Robb Elementary, the school in Uvalde, Texas where a teenaged gunman killed 19 children and two teachers in May, will be razed, NBC News reports.

Mayor Don McLaughlin said during a Uvalde Council meeting Tuesday that officials are planning to demolish the school. “My understanding — and I had this discussion with the superintendent — that school will be demolished,” he said.
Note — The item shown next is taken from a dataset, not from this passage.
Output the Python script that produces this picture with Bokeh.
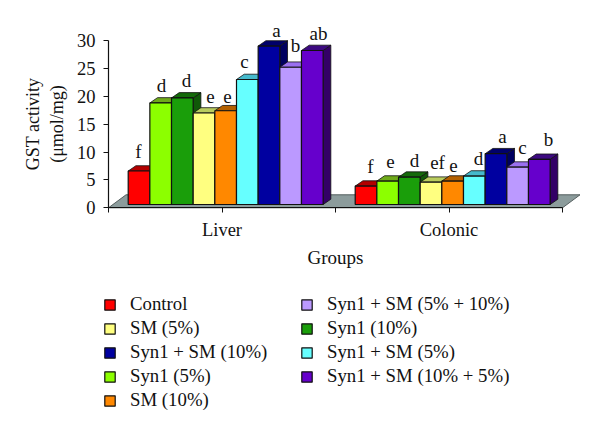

He added: “You can never ask a child to go back or a teacher to go back in that school ever.” McLaughlin did not specify when the demolition would take place.

The news came the same day the Texas Department of Public Safety Director (DPS) Steve McCraw called the law enforcement response to the Uvalde school massacre an “abject failure.” His testimony during a state Senate committee hearing in Austin was the first time McCraw had publicly addressed the police response since a late May press conference.

“There’s compelling evidence that the law enforcement response to the attack at Robb Elementary was an abject failure and antithetical to everything we’ve learned over the last two decades since the Columbine massacre,” McCraw testified on Tuesday, where he also said police could have stopped the gunman within three minutes after he entered the school, but they did not do so.


Law enforcement’s response and the conflicting information that was provided in the aftermath has been heavily criticized and is the subject of multiple investigations, including from the U.S. Justice Department, Texas DPS, and the local district attorney’s office. Instead of immediately confronting and stopping the active shooter as is protocol following the Columbine killings in 1999, in Uvalde it took law enforcement 77 minutes to confront and stop the shooter.